==== Collected material ====
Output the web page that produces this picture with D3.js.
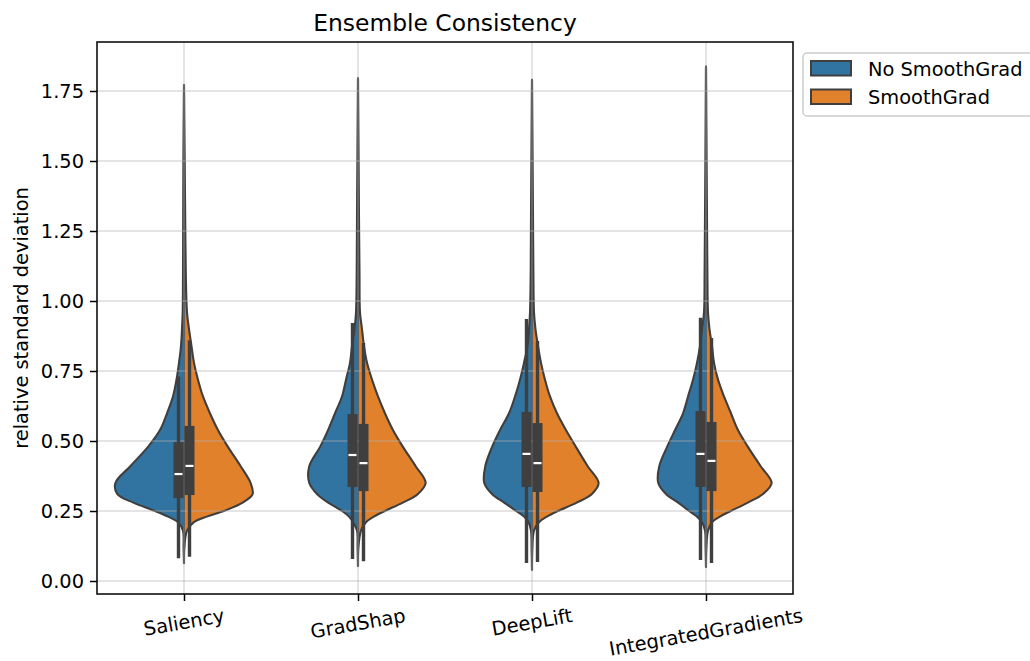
<!DOCTYPE html>
<html>
<head>
<meta charset="utf-8">
<script src="https://cdn.jsdelivr.net/npm/d3@7"></script>
<style>
  body { margin: 0; background: #fff; }
  text { font-family: "DejaVu Sans", sans-serif; fill: #000; }
</style>
</head>
<body>
<svg id="chart"></svg>
<script>
// categories and hues
const categories = ["Saliency", "GradShap", "DeepLift", "IntegratedGradients"];
const hues = ["No SmoothGrad", "SmoothGrad"];
const hueColors = ["#3274a1", "#e1812c"];

const levels = [0.12, 0.18, 0.21, 0.23, 0.25, 0.28, 0.31, 0.35, 0.41, 0.48, 0.54, 0.60, 0.66, 0.72, 0.78, 0.84, 0.90, 0.96, 1.10, 1.30, 1.50];

// density (relative width) per category, No SmoothGrad
const densNoSG = [
  [0.4, 1, 6, 16, 29, 51, 67, 69, 54, 36, 24, 17, 11, 7.5, 5, 3, 2, 1.3, 1, 0.8, 0.6],
  [0.4, 1, 5, 9, 16, 30, 41, 49, 49, 38, 30, 23, 16, 12, 8, 6, 3.5, 2, 1.3, 1, 0.6],
  [0.4, 1, 3.5, 8, 16, 28, 40, 48, 47, 40, 32, 23, 17, 12, 8, 4.5, 3, 2, 1.3, 1, 0.6],
  [0.4, 1, 4, 9, 17, 28, 40, 48, 47, 39, 31, 23, 18, 13, 9, 6, 4, 2, 1.4, 1, 0.6]
];
// density per category, SmoothGrad
const densSG = [
  [0.4, 3, 10, 23, 40, 59, 69, 67, 57, 44, 34, 26, 19, 14, 10, 7.5, 5, 3, 1.8, 1.2, 0.7],
  [0.4, 3, 8, 16, 27, 45, 60, 68, 58, 45, 35, 27, 20, 14, 9, 6, 4, 2, 1.5, 1, 0.6],
  [0.4, 2, 7, 15, 26, 45, 60, 67, 56, 44, 34, 25, 18, 13, 9, 6, 3.5, 2, 1.4, 1, 0.6],
  [0.4, 2, 6, 14, 25, 42, 57, 66, 55, 42, 32, 25, 18, 12, 8, 6, 3.5, 2, 1.4, 1, 0.6]
];

// violin tail ends
const tailLow = [0.064, 0.054, 0.04, 0.05];
const tailHigh = [1.771, 1.795, 1.79, 1.837];

// box stats
const q1NoSG = [0.296, 0.336, 0.336, 0.336];
const medNoSG = [0.382, 0.450, 0.454, 0.454];
const q3NoSG = [0.496, 0.596, 0.604, 0.607];
const whLoNoSG = [0.081, 0.079, 0.064, 0.075];
const whHiNoSG = [0.73, 0.921, 0.936, 0.94];

const q1SG = [0.307, 0.321, 0.318, 0.321];
const medSG = [0.411, 0.421, 0.421, 0.429];
const q3SG = [0.554, 0.561, 0.564, 0.568];
const whLoSG = [0.087, 0.071, 0.068, 0.064];
const whHiSG = [0.86, 0.85, 0.857, 0.868];

const yTicks = [0, 0.25, 0.5, 0.75, 1.0, 1.25, 1.5, 1.75];

// layout
const W = 1030, H = 661;
const plot = { left: 97, right: 793, top: 42, bottom: 594 };
const edge = "#3f3f3f";

const svg = d3.select("#chart").attr("width", W).attr("height", H);

const x = d3.scalePoint().domain(categories).range([plot.left, plot.right]).padding(0.5);
const y = d3.scaleLinear().domain([-0.0464, 1.925]).range([plot.bottom, plot.top]);
const dw = d3.scaleLinear().domain([0, 70]).range([0, 0.4 * x.step()]);

const dens = [densNoSG, densSG];
const boxes = [
  { q1: q1NoSG, med: medNoSG, q3: q3NoSG, lo: whLoNoSG, hi: whHiNoSG },
  { q1: q1SG, med: medSG, q3: q3SG, lo: whLoSG, hi: whHiSG }
];

// violins
categories.forEach((cat, i) => {
  const cx = x(cat);
  hues.forEach((hue, h) => {
    const sign = h === 0 ? -1 : 1;
    const pts = [{ v: tailLow[i], d: 0 }]
      .concat(levels.map((v, k) => ({ v: v, d: dens[h][i][k] })))
      .concat([{ v: tailHigh[i], d: 0 }]);
    const area = d3.area()
      .curve(d3.curveCatmullRom.alpha(0.5))
      .y((d) => y(d.v))
      .x0(cx)
      .x1((d) => cx + sign * dw(d.d));
    svg.append("path")
      .datum(pts)
      .attr("d", area)
      .attr("fill", hueColors[h])
      .attr("stroke", edge)
      .attr("stroke-width", 2.1)
      .attr("stroke-linejoin", "round");
  });
});

// grid (drawn over violin fills like matplotlib)
const grid = svg.append("g").attr("stroke", "#b0b0b0").attr("stroke-opacity", 0.45).attr("stroke-width", 1.5);
yTicks.forEach((t) => {
  grid.append("line").attr("x1", plot.left).attr("x2", plot.right).attr("y1", y(t)).attr("y2", y(t));
});
categories.forEach((c) => {
  grid.append("line").attr("x1", x(c)).attr("x2", x(c)).attr("y1", plot.top).attr("y2", plot.bottom);
});

// inner boxes
categories.forEach((cat, i) => {
  const cx = x(cat);
  boxes.forEach((b, h) => {
    const bx = cx + (h === 0 ? -5.5 : 5.5);
    svg.append("line")
      .attr("x1", bx).attr("x2", bx)
      .attr("y1", y(b.lo[i])).attr("y2", y(b.hi[i]))
      .attr("stroke", edge).attr("stroke-width", 3.4);
    svg.append("rect")
      .attr("x", bx - 5).attr("width", 10)
      .attr("y", y(b.q3[i])).attr("height", y(b.q1[i]) - y(b.q3[i]))
      .attr("fill", edge);
    svg.append("line")
      .attr("x1", bx - 4).attr("x2", bx + 4)
      .attr("y1", y(b.med[i])).attr("y2", y(b.med[i]))
      .attr("stroke", "#fff").attr("stroke-width", 2.2);
  });
});

// axes
const yAxis = svg.append("g")
  .attr("transform", `translate(${plot.left},0)`)
  .call(d3.axisLeft(y).tickValues(yTicks).tickFormat(d3.format(".2f")).tickSize(7).tickPadding(6));
const xAxis = svg.append("g")
  .attr("transform", `translate(0,${plot.bottom})`)
  .call(d3.axisBottom(x).tickSize(7).tickFormat(""));
[yAxis, xAxis].forEach((g) => {
  g.select(".domain").remove();
  g.selectAll("line").attr("stroke", "#000").attr("stroke-width", 1.5);
  g.selectAll("text").attr("font-size", 19.4).attr("fill", "#000").attr("font-family", "DejaVu Sans");
});

// rotated x tick labels (matplotlib rotation=10, centred bbox top)
categories.forEach((cat) => {
  const t = svg.append("text")
    .attr("font-size", 19.4)
    .attr("text-anchor", "middle")
    .attr("dominant-baseline", "central")
    .text(cat);
  const tw = t.node().getComputedTextLength();
  const rad = (10 * Math.PI) / 180;
  const bh = tw * Math.sin(rad) + 21 * Math.cos(rad);
  const cy = plot.bottom + 11 + bh / 2;
  t.attr("transform", `translate(${x(cat)},${cy}) rotate(-10)`);
});

// frame
svg.append("rect")
  .attr("x", plot.left).attr("y", plot.top)
  .attr("width", plot.right - plot.left).attr("height", plot.bottom - plot.top)
  .attr("fill", "none").attr("stroke", "#000").attr("stroke-width", 1.5);

// title and y label
svg.append("text")
  .attr("x", (plot.left + plot.right) / 2).attr("y", 31)
  .attr("text-anchor", "middle").attr("font-size", 23.4)
  .text("Ensemble Consistency");
svg.append("text")
  .attr("transform", `translate(28,${(plot.top + plot.bottom) / 2}) rotate(-90)`)
  .attr("text-anchor", "middle").attr("font-size", 19.4)
  .text("relative standard deviation");

// legend
const leg = svg.append("g").attr("transform", "translate(803,53)");
leg.append("rect")
  .attr("width", 234).attr("height", 63).attr("rx", 4)
  .attr("fill", "#fff").attr("fill-opacity", 0.8)
  .attr("stroke", "#cccccc").attr("stroke-width", 1.5);
hues.forEach((hue, h) => {
  const gy = 8 + h * 28.5;
  leg.append("rect")
    .attr("x", 8).attr("y", gy).attr("width", 40).attr("height", 14.5)
    .attr("fill", hueColors[h]).attr("stroke", edge).attr("stroke-width", 2);
  leg.append("text")
    .attr("x", 65).attr("y", gy + 14.5)
    .attr("font-size", 19.4)
    .text(hue);
});
</script>
</body>
</html>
====
▸ What the task requires
Write out, word for word, the lines from the start of the data through the one holding "const tailHigh = [1.771, 1.795, 1.79, 1.837];". Omit pictures.

▸ Expected output
Output the web page that produces this picture with D3.js.
<!DOCTYPE html>
<html>
<head>
<meta charset="utf-8">
<script src="https://cdn.jsdelivr.net/npm/d3@7"></script>
<style>
  body { margin: 0; background: #fff; }
  text { font-family: "DejaVu Sans", sans-serif; fill: #000; }
</style>
</head>
<body>
<svg id="chart"></svg>
<script>
// categories and hues
const categories = ["Saliency", "GradShap", "DeepLift", "IntegratedGradients"];
const hues = ["No SmoothGrad", "SmoothGrad"];
const hueColors = ["#3274a1", "#e1812c"];

const levels = [0.12, 0.18, 0.21, 0.23, 0.25, 0.28, 0.31, 0.35, 0.41, 0.48, 0.54, 0.60, 0.66, 0.72, 0.78, 0.84, 0.90, 0.96, 1.10, 1.30, 1.50];

// density (relative width) per category, No SmoothGrad
const densNoSG = [
  [0.4, 1, 6, 16, 29, 51, 67, 69, 54, 36, 24, 17, 11, 7.5, 5, 3, 2, 1.3, 1, 0.8, 0.6],
  [0.4, 1, 5, 9, 16, 30, 41, 49, 49, 38, 30, 23, 16, 12, 8, 6, 3.5, 2, 1.3, 1, 0.6],
  [0.4, 1, 3.5, 8, 16, 28, 40, 48, 47, 40, 32, 23, 17, 12, 8, 4.5, 3, 2, 1.3, 1, 0.6],
  [0.4, 1, 4, 9, 17, 28, 40, 48, 47, 39, 31, 23, 18, 13, 9, 6, 4, 2, 1.4, 1, 0.6]
];
// density per category, SmoothGrad
const densSG = [
  [0.4, 3, 10, 23, 40, 59, 69, 67, 57, 44, 34, 26, 19, 14, 10, 7.5, 5, 3, 1.8, 1.2, 0.7],
  [0.4, 3, 8, 16, 27, 45, 60, 68, 58, 45, 35, 27, 20, 14, 9, 6, 4, 2, 1.5, 1, 0.6],
  [0.4, 2, 7, 15, 26, 45, 60, 67, 56, 44, 34, 25, 18, 13, 9, 6, 3.5, 2, 1.4, 1, 0.6],
  [0.4, 2, 6, 14, 25, 42, 57, 66, 55, 42, 32, 25, 18, 12, 8, 6, 3.5, 2, 1.4, 1, 0.6]
];

// violin tail ends
const tailLow = [0.064, 0.054, 0.04, 0.05];
const tailHigh = [1.771, 1.795, 1.79, 1.837];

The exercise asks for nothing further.